Dataset entries
--

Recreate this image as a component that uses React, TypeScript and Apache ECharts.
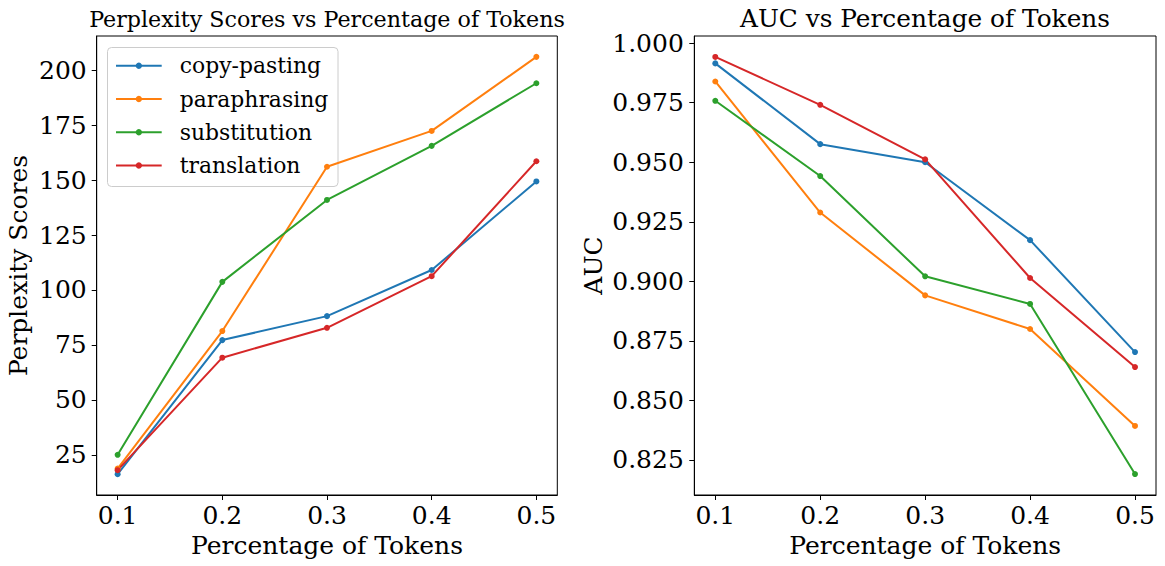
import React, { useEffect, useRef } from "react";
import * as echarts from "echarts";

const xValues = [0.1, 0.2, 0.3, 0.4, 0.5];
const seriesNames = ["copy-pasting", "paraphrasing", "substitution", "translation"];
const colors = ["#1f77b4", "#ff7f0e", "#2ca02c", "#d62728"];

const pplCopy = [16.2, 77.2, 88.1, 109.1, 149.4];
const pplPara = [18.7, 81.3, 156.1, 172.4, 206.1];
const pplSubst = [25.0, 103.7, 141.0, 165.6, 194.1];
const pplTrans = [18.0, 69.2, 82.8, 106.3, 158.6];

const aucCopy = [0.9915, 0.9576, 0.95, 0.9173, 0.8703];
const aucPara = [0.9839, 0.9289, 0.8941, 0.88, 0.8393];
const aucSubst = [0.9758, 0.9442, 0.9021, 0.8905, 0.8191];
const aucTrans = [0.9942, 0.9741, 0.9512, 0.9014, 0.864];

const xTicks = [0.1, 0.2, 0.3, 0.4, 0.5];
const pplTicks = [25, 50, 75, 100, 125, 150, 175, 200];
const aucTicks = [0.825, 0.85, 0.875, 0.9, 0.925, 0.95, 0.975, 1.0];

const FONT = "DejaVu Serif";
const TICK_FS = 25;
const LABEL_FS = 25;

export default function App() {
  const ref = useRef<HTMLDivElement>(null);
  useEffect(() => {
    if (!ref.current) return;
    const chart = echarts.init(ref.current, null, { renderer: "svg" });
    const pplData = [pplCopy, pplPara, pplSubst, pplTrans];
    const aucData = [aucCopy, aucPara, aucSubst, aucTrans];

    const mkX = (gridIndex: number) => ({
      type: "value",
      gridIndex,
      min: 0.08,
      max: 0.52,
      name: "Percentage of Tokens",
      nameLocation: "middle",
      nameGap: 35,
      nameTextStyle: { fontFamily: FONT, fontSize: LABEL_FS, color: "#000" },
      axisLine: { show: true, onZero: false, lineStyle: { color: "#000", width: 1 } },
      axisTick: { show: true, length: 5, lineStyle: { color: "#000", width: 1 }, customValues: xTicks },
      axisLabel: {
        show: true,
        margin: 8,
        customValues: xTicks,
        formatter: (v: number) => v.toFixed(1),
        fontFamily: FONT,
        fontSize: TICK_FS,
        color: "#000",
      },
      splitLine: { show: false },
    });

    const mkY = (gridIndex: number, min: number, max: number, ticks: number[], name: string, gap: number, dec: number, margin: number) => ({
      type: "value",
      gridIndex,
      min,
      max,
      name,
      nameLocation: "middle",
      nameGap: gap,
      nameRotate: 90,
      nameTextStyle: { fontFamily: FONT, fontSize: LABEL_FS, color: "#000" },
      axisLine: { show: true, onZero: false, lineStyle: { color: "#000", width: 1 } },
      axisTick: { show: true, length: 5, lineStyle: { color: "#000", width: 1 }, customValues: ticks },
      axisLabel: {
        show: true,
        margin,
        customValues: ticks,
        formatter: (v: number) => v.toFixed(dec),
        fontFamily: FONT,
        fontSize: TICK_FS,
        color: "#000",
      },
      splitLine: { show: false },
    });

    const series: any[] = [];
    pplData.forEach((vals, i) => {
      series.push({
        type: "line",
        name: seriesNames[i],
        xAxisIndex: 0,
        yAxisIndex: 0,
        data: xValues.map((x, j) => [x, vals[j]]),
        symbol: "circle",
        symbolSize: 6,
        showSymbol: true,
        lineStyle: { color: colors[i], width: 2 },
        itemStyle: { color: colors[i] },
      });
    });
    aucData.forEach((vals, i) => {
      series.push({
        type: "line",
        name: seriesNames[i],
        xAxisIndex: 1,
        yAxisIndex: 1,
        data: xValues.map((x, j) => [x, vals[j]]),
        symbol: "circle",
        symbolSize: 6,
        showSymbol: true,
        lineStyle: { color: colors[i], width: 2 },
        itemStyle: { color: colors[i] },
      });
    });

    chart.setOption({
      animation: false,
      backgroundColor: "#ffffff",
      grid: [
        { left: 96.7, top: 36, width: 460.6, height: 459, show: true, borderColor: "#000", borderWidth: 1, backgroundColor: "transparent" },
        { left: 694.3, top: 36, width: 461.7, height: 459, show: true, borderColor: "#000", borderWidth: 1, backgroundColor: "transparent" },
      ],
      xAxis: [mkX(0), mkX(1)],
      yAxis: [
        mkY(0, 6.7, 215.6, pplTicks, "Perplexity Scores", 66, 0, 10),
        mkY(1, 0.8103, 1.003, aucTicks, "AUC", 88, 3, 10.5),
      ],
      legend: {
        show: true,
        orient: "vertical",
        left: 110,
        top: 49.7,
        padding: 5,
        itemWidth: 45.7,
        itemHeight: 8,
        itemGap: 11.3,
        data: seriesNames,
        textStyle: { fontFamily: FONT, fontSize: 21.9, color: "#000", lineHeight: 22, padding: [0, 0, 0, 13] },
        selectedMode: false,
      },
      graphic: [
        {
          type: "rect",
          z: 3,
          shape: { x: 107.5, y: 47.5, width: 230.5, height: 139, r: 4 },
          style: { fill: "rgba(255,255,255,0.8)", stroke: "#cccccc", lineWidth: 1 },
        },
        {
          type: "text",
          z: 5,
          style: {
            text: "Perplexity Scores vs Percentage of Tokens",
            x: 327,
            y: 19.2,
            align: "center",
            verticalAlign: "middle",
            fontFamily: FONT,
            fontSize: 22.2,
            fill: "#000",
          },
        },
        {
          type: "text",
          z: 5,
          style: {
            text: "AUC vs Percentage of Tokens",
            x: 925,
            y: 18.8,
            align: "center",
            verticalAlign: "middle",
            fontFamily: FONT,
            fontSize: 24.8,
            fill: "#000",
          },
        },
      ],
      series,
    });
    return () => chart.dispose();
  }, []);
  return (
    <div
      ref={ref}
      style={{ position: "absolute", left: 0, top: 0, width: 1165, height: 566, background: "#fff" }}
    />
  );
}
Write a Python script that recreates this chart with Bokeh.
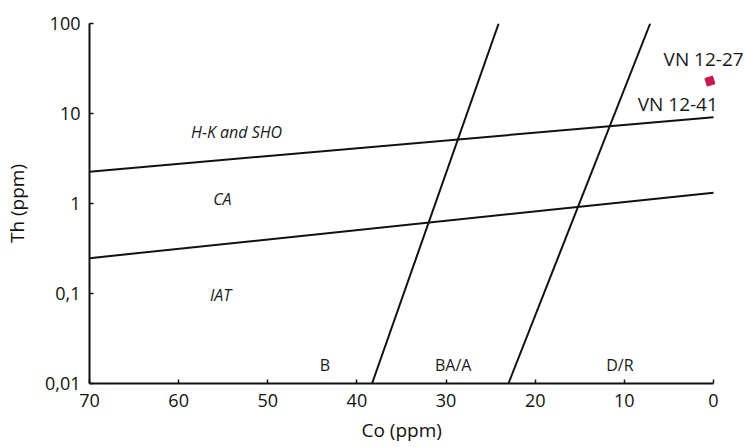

--

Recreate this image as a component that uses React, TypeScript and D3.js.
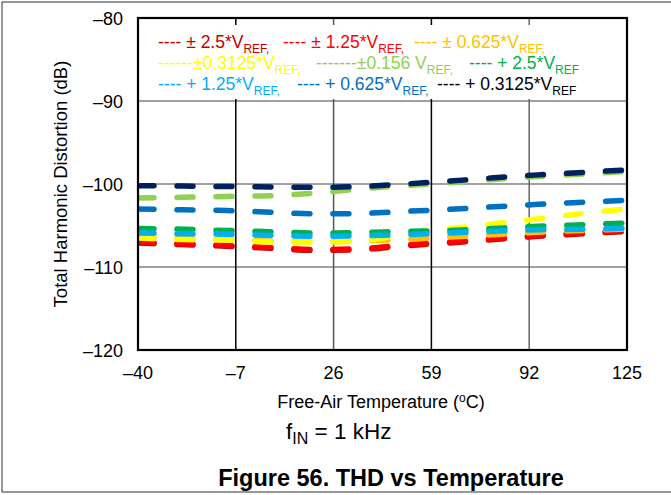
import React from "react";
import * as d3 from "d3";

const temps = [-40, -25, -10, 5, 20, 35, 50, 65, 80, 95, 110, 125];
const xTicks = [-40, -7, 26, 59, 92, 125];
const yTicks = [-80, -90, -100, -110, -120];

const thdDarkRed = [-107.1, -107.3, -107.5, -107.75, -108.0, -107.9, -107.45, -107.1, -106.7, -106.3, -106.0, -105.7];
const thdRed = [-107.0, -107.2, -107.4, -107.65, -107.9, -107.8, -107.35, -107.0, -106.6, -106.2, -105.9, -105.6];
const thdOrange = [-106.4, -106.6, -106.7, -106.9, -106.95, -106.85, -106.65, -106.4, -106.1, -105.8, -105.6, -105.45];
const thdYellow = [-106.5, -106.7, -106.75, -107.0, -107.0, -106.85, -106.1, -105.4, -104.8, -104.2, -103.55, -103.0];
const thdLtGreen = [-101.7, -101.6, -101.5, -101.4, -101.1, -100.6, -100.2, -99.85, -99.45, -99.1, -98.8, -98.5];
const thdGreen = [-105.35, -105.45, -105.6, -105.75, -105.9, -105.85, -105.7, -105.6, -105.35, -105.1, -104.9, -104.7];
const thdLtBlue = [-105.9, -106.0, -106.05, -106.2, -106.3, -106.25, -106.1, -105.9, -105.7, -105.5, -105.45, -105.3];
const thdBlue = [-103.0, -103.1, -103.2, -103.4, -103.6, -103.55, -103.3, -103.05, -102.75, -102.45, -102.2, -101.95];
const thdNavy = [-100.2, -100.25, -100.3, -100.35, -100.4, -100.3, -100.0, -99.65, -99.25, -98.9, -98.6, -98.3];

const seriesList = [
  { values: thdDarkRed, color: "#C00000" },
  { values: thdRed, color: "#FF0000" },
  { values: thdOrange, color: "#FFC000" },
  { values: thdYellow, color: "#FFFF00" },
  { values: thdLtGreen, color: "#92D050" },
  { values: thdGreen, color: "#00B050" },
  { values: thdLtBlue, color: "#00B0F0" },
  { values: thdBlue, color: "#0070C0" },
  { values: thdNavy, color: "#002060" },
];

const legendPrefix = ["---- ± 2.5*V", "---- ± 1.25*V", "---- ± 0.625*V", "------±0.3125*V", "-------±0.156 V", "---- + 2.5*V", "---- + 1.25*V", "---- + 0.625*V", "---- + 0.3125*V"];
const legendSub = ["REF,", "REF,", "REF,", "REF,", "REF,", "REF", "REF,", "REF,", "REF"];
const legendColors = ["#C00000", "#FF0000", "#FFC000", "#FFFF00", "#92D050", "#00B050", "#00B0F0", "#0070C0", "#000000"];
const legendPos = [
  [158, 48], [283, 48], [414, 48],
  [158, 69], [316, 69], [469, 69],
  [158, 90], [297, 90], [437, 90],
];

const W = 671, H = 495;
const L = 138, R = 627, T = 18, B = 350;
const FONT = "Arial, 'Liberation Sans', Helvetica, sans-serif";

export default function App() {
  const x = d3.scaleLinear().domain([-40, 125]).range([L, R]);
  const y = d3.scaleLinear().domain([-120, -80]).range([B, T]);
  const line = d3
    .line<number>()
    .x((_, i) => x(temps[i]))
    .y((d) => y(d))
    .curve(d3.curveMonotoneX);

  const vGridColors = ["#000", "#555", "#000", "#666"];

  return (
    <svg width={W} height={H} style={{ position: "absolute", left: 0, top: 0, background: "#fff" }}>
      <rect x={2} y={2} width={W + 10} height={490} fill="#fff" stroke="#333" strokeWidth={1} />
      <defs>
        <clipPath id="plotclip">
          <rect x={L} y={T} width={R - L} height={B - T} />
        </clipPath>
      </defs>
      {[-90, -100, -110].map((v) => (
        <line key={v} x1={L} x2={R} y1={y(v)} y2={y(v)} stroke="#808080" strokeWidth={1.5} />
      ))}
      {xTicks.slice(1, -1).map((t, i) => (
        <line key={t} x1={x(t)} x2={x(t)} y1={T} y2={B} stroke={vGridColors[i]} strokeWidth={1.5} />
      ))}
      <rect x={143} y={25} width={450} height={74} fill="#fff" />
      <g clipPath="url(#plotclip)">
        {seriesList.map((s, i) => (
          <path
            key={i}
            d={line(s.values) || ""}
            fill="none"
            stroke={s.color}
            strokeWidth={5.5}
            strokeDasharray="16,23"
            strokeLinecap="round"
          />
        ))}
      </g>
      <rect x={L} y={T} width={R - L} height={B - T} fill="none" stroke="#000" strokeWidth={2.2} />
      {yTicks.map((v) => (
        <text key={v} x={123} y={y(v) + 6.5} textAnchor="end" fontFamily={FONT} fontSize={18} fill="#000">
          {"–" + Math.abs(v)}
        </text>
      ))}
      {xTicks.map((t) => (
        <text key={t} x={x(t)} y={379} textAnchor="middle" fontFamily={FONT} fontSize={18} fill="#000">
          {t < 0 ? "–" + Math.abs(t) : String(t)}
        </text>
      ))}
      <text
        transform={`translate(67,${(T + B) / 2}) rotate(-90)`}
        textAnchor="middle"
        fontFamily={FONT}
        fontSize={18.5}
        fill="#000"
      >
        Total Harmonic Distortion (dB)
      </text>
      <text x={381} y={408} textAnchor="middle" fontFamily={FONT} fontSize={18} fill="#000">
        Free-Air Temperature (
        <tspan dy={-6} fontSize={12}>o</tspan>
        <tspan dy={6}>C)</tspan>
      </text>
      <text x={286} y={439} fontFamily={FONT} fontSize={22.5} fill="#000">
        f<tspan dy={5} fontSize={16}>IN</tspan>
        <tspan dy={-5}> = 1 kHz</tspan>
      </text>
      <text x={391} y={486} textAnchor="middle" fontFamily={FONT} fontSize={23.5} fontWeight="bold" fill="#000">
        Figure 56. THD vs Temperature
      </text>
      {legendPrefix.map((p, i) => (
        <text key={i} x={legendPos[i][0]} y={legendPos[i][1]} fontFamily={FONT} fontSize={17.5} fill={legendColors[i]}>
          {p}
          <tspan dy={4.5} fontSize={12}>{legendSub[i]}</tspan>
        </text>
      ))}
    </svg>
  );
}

--

→ **PROBLEM**
Keep to the lines between the line with "and Apache ECharts." and the line with "const aucData = [aucCopy, aucPara, aucSubst, aucTrans];", inclusive, and transcribe them without pictures.

→ **THE SOLUTION**
Recreate this image as a component that uses React, TypeScript and Apache ECharts.
import React, { useEffect, useRef } from "react";
import * as echarts from "echarts";

const xValues = [0.1, 0.2, 0.3, 0.4, 0.5];
const seriesNames = ["copy-pasting", "paraphrasing", "substitution", "translation"];
const colors = ["#1f77b4", "#ff7f0e", "#2ca02c", "#d62728"];

const pplCopy = [16.2, 77.2, 88.1, 109.1, 149.4];
const pplPara = [18.7, 81.3, 156.1, 172.4, 206.1];
const pplSubst = [25.0, 103.7, 141.0, 165.6, 194.1];
const pplTrans = [18.0, 69.2, 82.8, 106.3, 158.6];

const aucCopy = [0.9915, 0.9576, 0.95, 0.9173, 0.8703];
const aucPara = [0.9839, 0.9289, 0.8941, 0.88, 0.8393];
const aucSubst = [0.9758, 0.9442, 0.9021, 0.8905, 0.8191];
const aucTrans = [0.9942, 0.9741, 0.9512, 0.9014, 0.864];

const xTicks = [0.1, 0.2, 0.3, 0.4, 0.5];
const pplTicks = [25, 50, 75, 100, 125, 150, 175, 200];
const aucTicks = [0.825, 0.85, 0.875, 0.9, 0.925, 0.95, 0.975, 1.0];

const FONT = "DejaVu Serif";
const TICK_FS = 25;
const LABEL_FS = 25;

export default function App() {
  const ref = useRef<HTMLDivElement>(null);
  useEffect(() => {
    if (!ref.current) return;
    const chart = echarts.init(ref.current, null, { renderer: "svg" });
    const pplData = [pplCopy, pplPara, pplSubst, pplTrans];
    const aucData = [aucCopy, aucPara, aucSubst, aucTrans];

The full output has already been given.